[Supplied data]

╔══

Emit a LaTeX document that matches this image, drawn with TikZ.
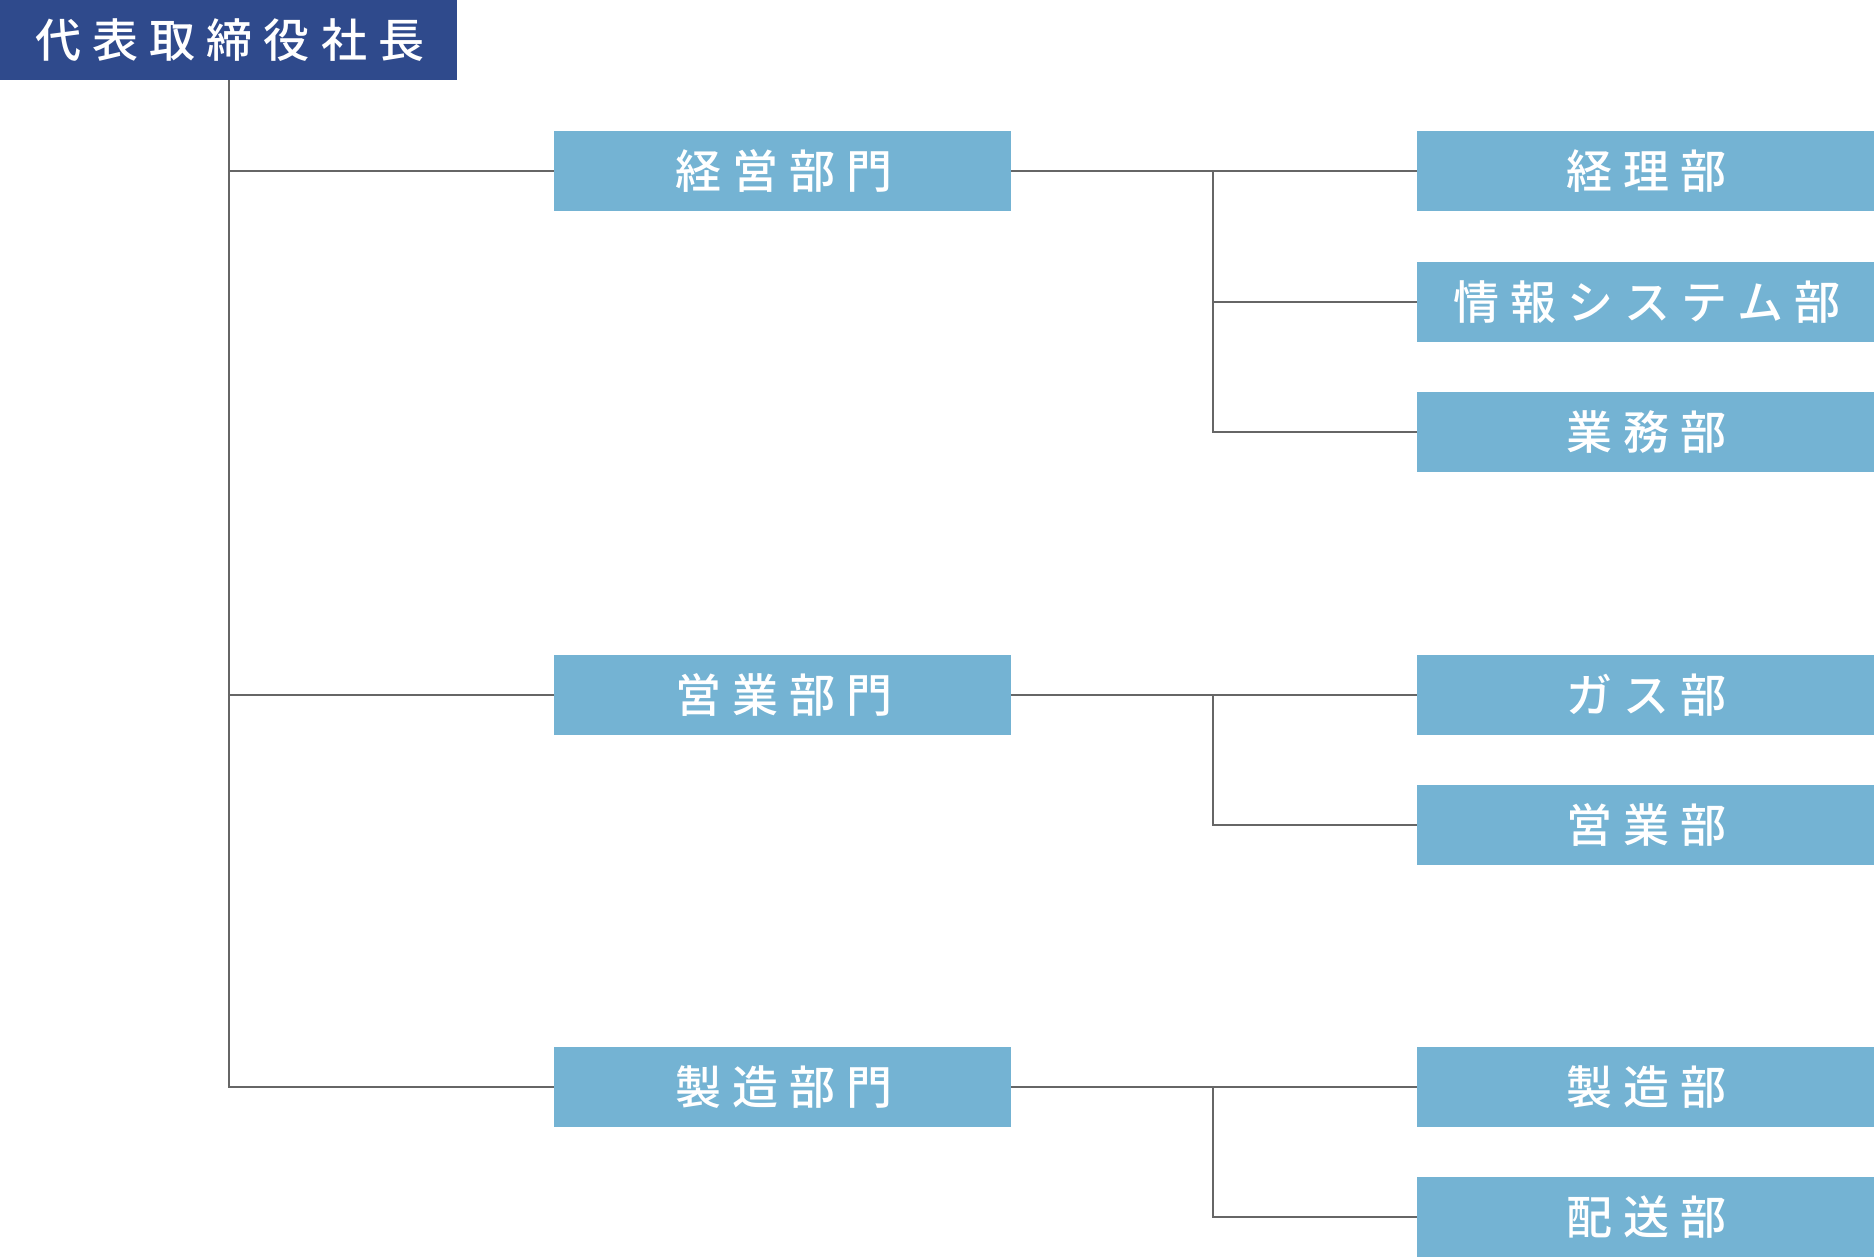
\documentclass[tikz,border=0pt]{standalone}
\usepackage{fontspec}
\setmainfont{Noto Sans CJK JP}[UprightFont=* Medium,LetterSpace=24]
\definecolor{topblue}{HTML}{2F4A8C}
\definecolor{boxblue}{HTML}{74B3D3}
\definecolor{wire}{HTML}{666666}
\newcommand{\tailkern}{\kern-2.6pt}
\begin{document}
\begin{tikzpicture}[x=1pt,y=-1pt,
  box/.style={rectangle,anchor=north west,inner sep=0pt,minimum height=80pt,
    minimum width=457.5pt,fill=boxblue,text=white,font=\fontsize{46pt}{50pt}\selectfont},
  topbox/.style={box,fill=topblue,minimum width=457pt},
  conn/.style={draw=wire,line width=2.4pt}]
\useasboundingbox (0,0) rectangle (1874,1258);
\node[topbox] (top) at (0,0) {代表取締役社長\tailkern};
\node[box] (m1) at (553.5,131) {経営部門\tailkern};
\node[box] (m2) at (553.5,655) {営業部門\tailkern};
\node[box] (m3) at (553.5,1047) {製造部門\tailkern};
\node[box] (r1) at (1416.5,131) {経理部\tailkern};
\node[box] (r2) at (1416.5,262) {情報システム部\tailkern};
\node[box] (r3) at (1416.5,392) {業務部\tailkern};
\node[box] (r4) at (1416.5,655) {ガス部\tailkern};
\node[box] (r5) at (1416.5,785) {営業部\tailkern};
\node[box] (r6) at (1416.5,1047) {製造部\tailkern};
\node[box] (r7) at (1416.5,1177) {配送部\tailkern};
\coordinate (j1) at (1213,171);
\coordinate (j2) at (1213,695);
\coordinate (j3) at (1213,1087);
\draw[conn] (top.south) -- (top.south |- m3.west) -- (m3.west);
\draw[conn] (top.south |- m1.west) -- (m1.west);
\draw[conn] (top.south |- m2.west) -- (m2.west);
\draw[conn] (m1.east) -- (r1.west);
\draw[conn] (j1) |- (r3.west);
\draw[conn] (j1 |- r2.west) -- (r2.west);
\draw[conn] (m2.east) -- (r4.west);
\draw[conn] (j2) |- (r5.west);
\draw[conn] (m3.east) -- (r6.west);
\draw[conn] (j3) |- (r7.west);
\end{tikzpicture}
\end{document}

╚══

[Task prompt]
Quote in full the listing given above; the images are to be left out.

[Final result]
Emit a LaTeX document that matches this image, drawn with TikZ.
\documentclass[tikz,border=0pt]{standalone}
\usepackage{fontspec}
\setmainfont{Noto Sans CJK JP}[UprightFont=* Medium,LetterSpace=24]
\definecolor{topblue}{HTML}{2F4A8C}
\definecolor{boxblue}{HTML}{74B3D3}
\definecolor{wire}{HTML}{666666}
\newcommand{\tailkern}{\kern-2.6pt}
\begin{document}
\begin{tikzpicture}[x=1pt,y=-1pt,
  box/.style={rectangle,anchor=north west,inner sep=0pt,minimum height=80pt,
    minimum width=457.5pt,fill=boxblue,text=white,font=\fontsize{46pt}{50pt}\selectfont},
  topbox/.style={box,fill=topblue,minimum width=457pt},
  conn/.style={draw=wire,line width=2.4pt}]
\useasboundingbox (0,0) rectangle (1874,1258);
\node[topbox] (top) at (0,0) {代表取締役社長\tailkern};
\node[box] (m1) at (553.5,131) {経営部門\tailkern};
\node[box] (m2) at (553.5,655) {営業部門\tailkern};
\node[box] (m3) at (553.5,1047) {製造部門\tailkern};
\node[box] (r1) at (1416.5,131) {経理部\tailkern};
\node[box] (r2) at (1416.5,262) {情報システム部\tailkern};
\node[box] (r3) at (1416.5,392) {業務部\tailkern};
\node[box] (r4) at (1416.5,655) {ガス部\tailkern};
\node[box] (r5) at (1416.5,785) {営業部\tailkern};
\node[box] (r6) at (1416.5,1047) {製造部\tailkern};
\node[box] (r7) at (1416.5,1177) {配送部\tailkern};
\coordinate (j1) at (1213,171);
\coordinate (j2) at (1213,695);
\coordinate (j3) at (1213,1087);
\draw[conn] (top.south) -- (top.south |- m3.west) -- (m3.west);
\draw[conn] (top.south |- m1.west) -- (m1.west);
\draw[conn] (top.south |- m2.west) -- (m2.west);
\draw[conn] (m1.east) -- (r1.west);
\draw[conn] (j1) |- (r3.west);
\draw[conn] (j1 |- r2.west) -- (r2.west);
\draw[conn] (m2.east) -- (r4.west);
\draw[conn] (j2) |- (r5.west);
\draw[conn] (m3.east) -- (r6.west);
\draw[conn] (j3) |- (r7.west);
\end{tikzpicture}
\end{document}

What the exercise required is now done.